One of the oldest arch bridges still in use is the Arkadiko Bridge or Kazarma Bridge, located near the modern road from Tiryns to Epidauros on the Peloponnese, Greece. It is presumed to have been built during the Greek Bronze Age, or around 1,300 BC, which makes it one of the oldest bridges still in existence and use today.
The arch bridge was built using Cyclopean masonry, with limestone boulders, smaller stones, and little pieces of tile assembled tightly together without mortar. It is 22 meters long, 5.6 meters wide, and 4 meters tall. The bridge leaves a small culvert opening, about one meters wide, at its base. The width of the roadway on the top is about 2.5 meters, allowing a modern car to comfortably pass over, although the approach to the bridge is now covered with vegetation. Due to the bridge’s style and the specific way it was built, archeologists believe it was originally meant for use by horse-drawn chariots.
Photo: Davide Mauro/Wikimedia Commons
The Arkadiko Bridge is one of four known Mycenaean corbel arch bridges near Arkadiko, all belonging to the same Bronze Age highway between the two cities, and all of similar design and age. One of them is the Petrogephyri bridge, which crosses the same stream 1 km to the west of the Arkadiko bridge. Otherwise similar in size and appearance, the structure has a larger span and a little higher vault. It, too, is still used as a local track.

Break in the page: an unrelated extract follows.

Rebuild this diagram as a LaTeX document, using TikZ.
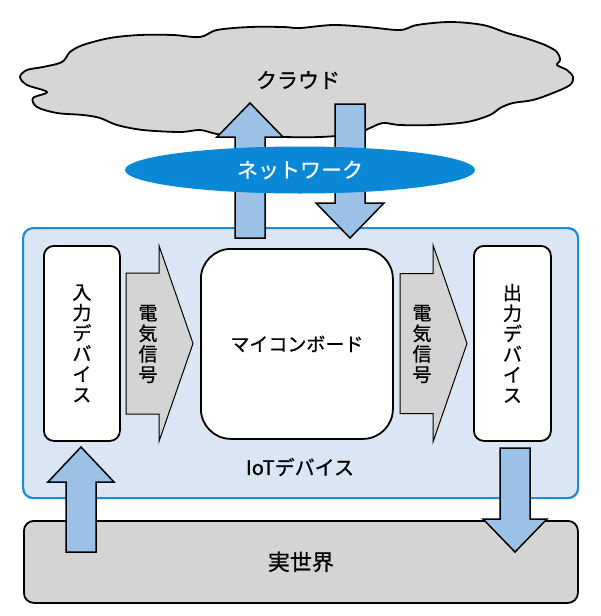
\documentclass[tikz,border=0pt]{standalone}
\usepackage{fontspec}
\setmainfont{Noto Sans CJK JP}[FakeBold=0.8]
\usetikzlibrary{shapes.geometric}
\definecolor{cloudgray}{HTML}{D6D6D6}
\definecolor{netblue}{HTML}{0A88D6}
\definecolor{arrowblue}{HTML}{9BC2E6}
\definecolor{iotfill}{HTML}{DAE6F4}
\definecolor{iotborder}{HTML}{1A8CE0}
\definecolor{siggray}{HTML}{D4D4D4}
\newcommand{\vblockarrow}[6]{%
  \draw[blockarrow] ({#1-#5},#2) -- ({#1-#5},#3) -- ({#1-#6},#3) -- (#1,#4)
    -- ({#1+#6},#3) -- ({#1+#5},#3) -- ({#1+#5},#2) -- cycle;}
\newcommand{\hblockarrow}[6]{%
  \draw[sigarrow] (#2,{#1-#5}) -- (#3,{#1-#5}) -- (#3,{#1-#6}) -- (#4,#1)
    -- (#3,{#1+#6}) -- (#3,{#1+#5}) -- (#2,{#1+#5}) -- cycle;}
\tikzset{
  blockarrow/.style={fill=arrowblue, draw=black, line width=1.5pt, line join=miter},
  sigarrow/.style={fill=siggray, draw=black, line width=1pt, line join=miter},
  devbox/.style={fill=white, draw=black, line width=1.8pt, rounded corners=10pt},
  lbl/.style={font=\fontsize{21}{21}\selectfont, inner sep=0pt},
  vlbl/.style={font=\fontsize{19}{20.5}\selectfont, align=center, inner sep=0pt},
}
\begin{document}
\begin{tikzpicture}[x=1pt,y=-1pt]
\path[use as bounding box] (0,0) rectangle (600,616);
% cloud
\draw[fill=cloudgray, line width=1.8pt, line join=round]
  plot[smooth cycle, tension=0.55] coordinates {
  (20,77) (27,70) (43,67) (62,62) (70,52) (83,45) (110,38) (140,35) (173,35)
  (200,37) (217,30) (250,27) (283,27) (300,28) (333,25) (367,27) (400,30)
  (417,25) (450,22) (483,25) (507,33) (525,38) (545,45) (557,52) (560,60)
  (557,65) (567,70) (573,77) (570,85) (553,93) (533,100) (513,103) (500,108)
  (490,115) (467,122) (433,125) (400,125) (383,123) (370,128) (355,134)
  (320,137) (280,137) (240,136) (217,134) (200,130) (180,132) (143,130)
  (117,125) (100,118) (83,115) (57,113) (37,107) (33,98) (47,92) (27,85)};
\node[lbl] (cloud) at (298,80) {クラウド};
% IoT device frame and real world
\node[draw=iotborder, fill=iotfill, line width=2.2pt, rounded corners=10pt,
  minimum width=555pt, minimum height=270pt, anchor=north west, inner sep=0pt]
  (iot) at (22,227) {};
\node[draw=black, fill=siggray, line width=1.8pt, rounded corners=10pt,
  minimum width=554pt, minimum height=82pt, anchor=north west, inner sep=0pt]
  (world) at (23,520) {};
\node[lbl, font=\fontsize{22}{22}\selectfont] at (world.center) {実世界};
\node[lbl, font=\fontsize{20}{20}\selectfont] (iotlbl) at (300,467) {IoTデバイス};
% arrows cloud <-> device
\vblockarrow{250}{238}{137}{103}{15}{33}
\vblockarrow{350}{104}{203}{238}{15}{34}
% network
\node[ellipse, fill=netblue, minimum width=350pt, minimum height=47pt, inner sep=0pt]
  (net) at (300,170) {};
\node[lbl, text=white] at (net.center) {ネットワーク};
% devices
\node[devbox, minimum width=76pt, minimum height=195pt, anchor=north west, inner sep=0pt]
  (in) at (43,245) {};
\node[vlbl] at (in.center) {入\\力\\デ\\バ\\イ\\ス};
\node[devbox, rounded corners=30pt, minimum width=192pt, minimum height=190pt,
  anchor=north west, inner sep=0pt] (mcu) at (200,248) {};
\node[lbl, font=\fontsize{19}{19}\selectfont] at (mcu.center) {マイコンボード};
\node[devbox, minimum width=77pt, minimum height=195pt, anchor=north west, inner sep=0pt]
  (out) at (473,245) {};
\node[vlbl] at (out.center) {出\\力\\デ\\バ\\イ\\ス};
% signal arrows
\hblockarrow{343.5}{126}{159}{193}{70.5}{98}
\node[vlbl] (sig1) at (148,344) {電\\気\\信\\号};
\hblockarrow{343.5}{400}{433}{467}{70}{98.5}
\node[vlbl] (sig2) at (422,344) {電\\気\\信\\号};
% arrows device <-> real world
\vblockarrow{81}{552}{482}{447}{15}{33}
\vblockarrow{515}{448}{519}{552}{15}{32}
\end{tikzpicture}
\end{document}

A fifth, well-preserved Mycenaean bridge is located in the wider region at Lykotroupi in northern Argolis, where it was part of another Mycenaean main road. Its measurements are close to the Arkadiko Bridge: 5.20 meters wide at the bottom, 2.40 meters at the top and with a corbelled arch span of a little more than a meter. The road still features curbs for guiding fast-moving chariots.